Folgorato in cantiere perse braccio: "Dopo 10 anni niente risarcimento, ma io lotto"

Monza, la missione di Matteo: "Ho ripensato la mia vita, ora porto la sicurezza nelle scuole"

Una manifestazione di Matteo Mondini

Una manifestazione di Matteo Mondini

Cesano Maderno (Monza), 15 gennaio 2020 - Quando nel 2017 è tornato a casa dall’ospedale dopo l’ennesimo intervento, aveva deciso di indossare una felpa a maniche lunghe. Suo figlio Nicolò, il più grande, aveva 5 anni e non disse nulla. Mentre Tommaso, 2 anni, mise la testina dentro la manica per cercare di scoprire dove fosse il braccio destro. Matteo Mondini, 38 anni, e sua moglie Alice gliel’hanno spiegato: "Papà si è fatto male al lavoro". Era il 22 ottobre del 2010. Brianzolo di Cesano Maderno, stava lavorando alla ristrutturazione di un negozio in centro a Monza e fu investito da una scarica elettrica "perché non c’era il salvavita". Da allora ha dovuto subire 35 interventi, tra cui l’impianto di un pacemaker. Ma "sono un guerriero e i limiti sono solo nella nostra mente". E così "mi sono rimboccato una manica" per la mia famiglia e "ho deciso di dare tutto me stesso per fermare le stragi sul lavoro".
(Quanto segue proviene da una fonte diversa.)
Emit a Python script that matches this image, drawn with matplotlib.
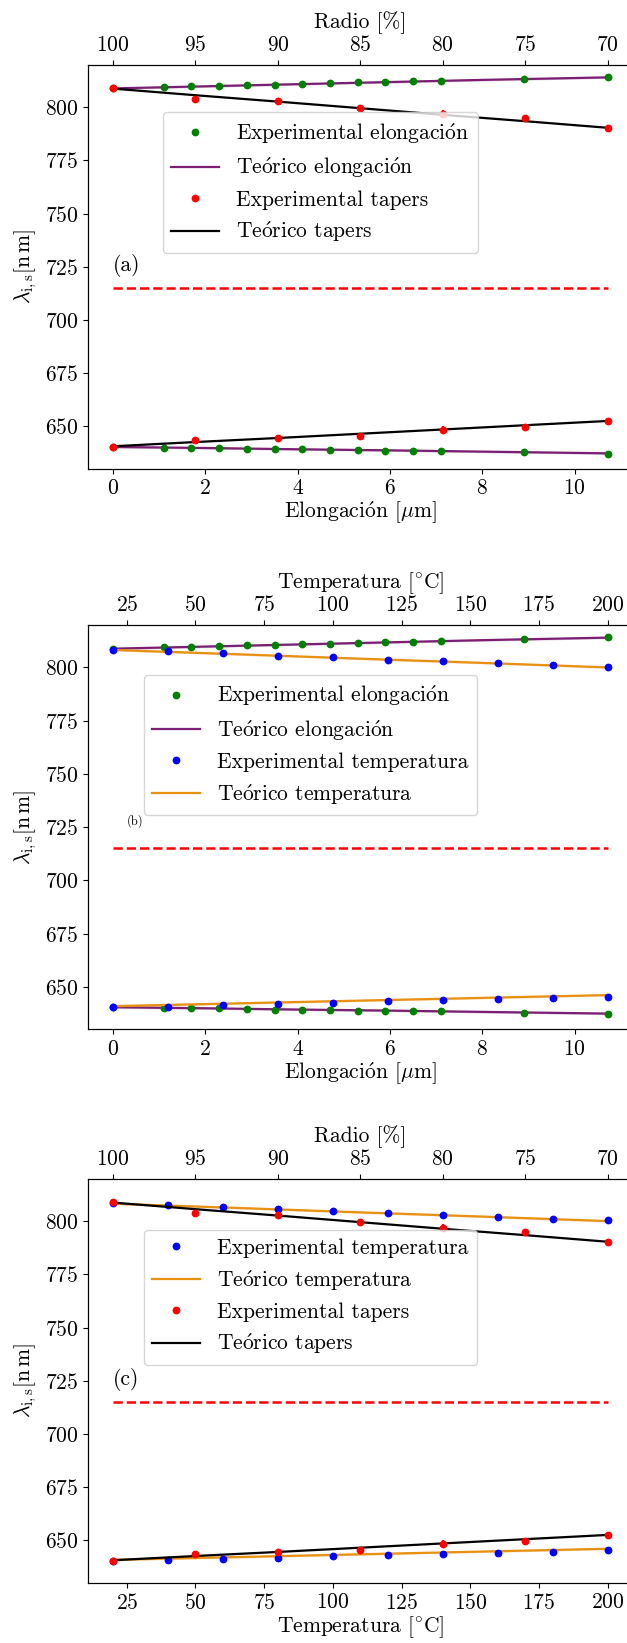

Lunedì, a Milano, l’ennesima tragedia sul lavoro. Le statistiche dicono che in Italia da inizio anno i morti sono già 18... "È inaccettabile. Non ci si può svegliare alla mattina, dare un bacio ai propri figli e alla propria moglie col timore che possa essere l’ultima volta. Si lavora per vivere, non per morire. E oltre i numeri spesso ci si dimentica che ci sono famiglie che versano lacrime amare".

Ha dovuto affrontare, da solo, anche problemi pratici? "Fortunatamente l’assicurazione dell’Inail ha risposto subito, ma a 10 anni dall’infortunio non ho ancora preso un centesimo di risarcimento. L’incidente è stato a ottobre, ad aprile con la mia attuale moglie avevamo preso casa e fatto tanti progetti. Tutto spazzato via. La mia forza è stata Alice che nonostante tutto ha deciso di diventare mia moglie e la madre dei miei figli. Abbiamo ricominciato insieme: ho dovuto imparare a scrivere con la sinistra, rifare la patente, cambiare macchina e ripensare il mio lavoro".

Lei era un artigiano nella ditta di famiglia. Ora? "Amavo il mio lavoro, ero specializzato nella saldatura. Mio padre e mio fratello continuano a mandare avanti la ditta , io invece ho deciso di trasformare la rabbia per l’infortunio in opportunità per diffondere la cultura della prevenzione. Ho fondato la Nazionale italiana sicurezza sul lavoro e porto in giro per l’Italia un messaggio di sensibilizzazione. A cominciare dalle scuole: gli studenti di oggi sono gli imprenditori e i lavoratori di domani. Le frasi “Tanto a me non capita” o “Abbiamo sempre fatto così” sono le più pericolose che senti nei cantieri. Dobbiamo cambiare la testa della gente".